Exercise objective:
Pictures do not belong in your copy. Repeat all the other data exactly.

Data excerpt:
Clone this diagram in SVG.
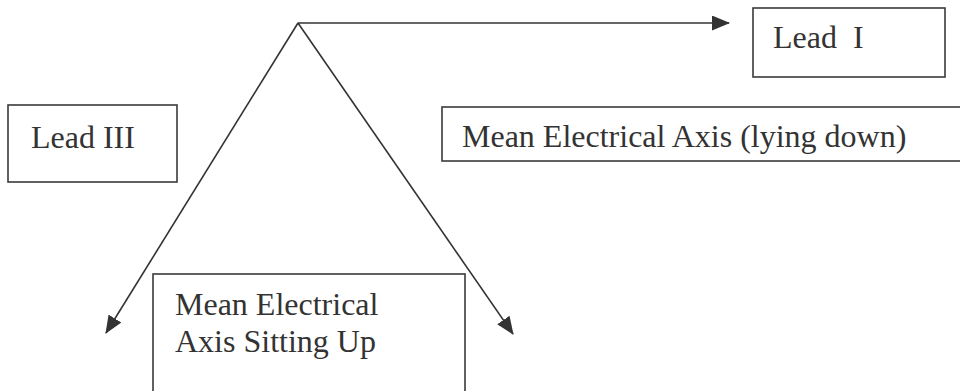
<svg xmlns="http://www.w3.org/2000/svg" width="960" height="391" viewBox="0 0 960 391">
<style>
.box{fill:#fff;stroke:#3a3a3a;stroke-width:1.6}
.t{font-family:"Liberation Serif","Times New Roman",serif;font-size:32px;fill:#333}
.c{stroke:#333;stroke-width:1.6;fill:none}
</style>
<defs>
<marker id="ah" markerUnits="userSpaceOnUse" markerWidth="18" markerHeight="15" refX="17" refY="7.5" orient="auto">
<path d="M0,0 L18,7.5 L0,15 z" fill="#333"/>
</marker>
</defs>
<rect width="960" height="391" fill="#fff"/>
<g id="connectors">
<line class="c" x1="298" y1="23" x2="729" y2="23" marker-end="url(#ah)"/>
<line class="c" x1="298" y1="23" x2="106" y2="333" marker-end="url(#ah)"/>
<line class="c" x1="298" y1="23" x2="513" y2="334" marker-end="url(#ah)"/>
</g>
<g id="lead1">
<rect class="box" x="753" y="8" width="192" height="69"/>
<text class="t" x="773" y="48" xml:space="preserve">Lead  I</text>
</g>
<g id="lead3">
<rect class="box" x="8" y="105" width="169" height="77"/>
<text class="t" x="31" y="148">Lead III</text>
</g>
<g id="mea-lying">
<rect class="box" x="442" y="107" width="530" height="54"/>
<text class="t" x="462" y="147">Mean Electrical Axis (lying down)</text>
</g>
<g id="mea-sitting">
<rect class="box" x="153" y="274" width="312" height="130"/>
<text class="t" x="175" y="315">Mean Electrical</text>
<text class="t" x="175" y="352">Axis Sitting Up</text>
</g>
</svg>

Expected answer:
Clone this diagram in SVG.
<svg xmlns="http://www.w3.org/2000/svg" width="960" height="391" viewBox="0 0 960 391">
<style>
.box{fill:#fff;stroke:#3a3a3a;stroke-width:1.6}
.t{font-family:"Liberation Serif","Times New Roman",serif;font-size:32px;fill:#333}
.c{stroke:#333;stroke-width:1.6;fill:none}
</style>
<defs>
<marker id="ah" markerUnits="userSpaceOnUse" markerWidth="18" markerHeight="15" refX="17" refY="7.5" orient="auto">
<path d="M0,0 L18,7.5 L0,15 z" fill="#333"/>
</marker>
</defs>
<rect width="960" height="391" fill="#fff"/>
<g id="connectors">
<line class="c" x1="298" y1="23" x2="729" y2="23" marker-end="url(#ah)"/>
<line class="c" x1="298" y1="23" x2="106" y2="333" marker-end="url(#ah)"/>
<line class="c" x1="298" y1="23" x2="513" y2="334" marker-end="url(#ah)"/>
</g>
<g id="lead1">
<rect class="box" x="753" y="8" width="192" height="69"/>
<text class="t" x="773" y="48" xml:space="preserve">Lead  I</text>
</g>
<g id="lead3">
<rect class="box" x="8" y="105" width="169" height="77"/>
<text class="t" x="31" y="148">Lead III</text>
</g>
<g id="mea-lying">
<rect class="box" x="442" y="107" width="530" height="54"/>
<text class="t" x="462" y="147">Mean Electrical Axis (lying down)</text>
</g>
<g id="mea-sitting">
<rect class="box" x="153" y="274" width="312" height="130"/>
<text class="t" x="175" y="315">Mean Electrical</text>
<text class="t" x="175" y="352">Axis Sitting Up</text>
</g>
</svg>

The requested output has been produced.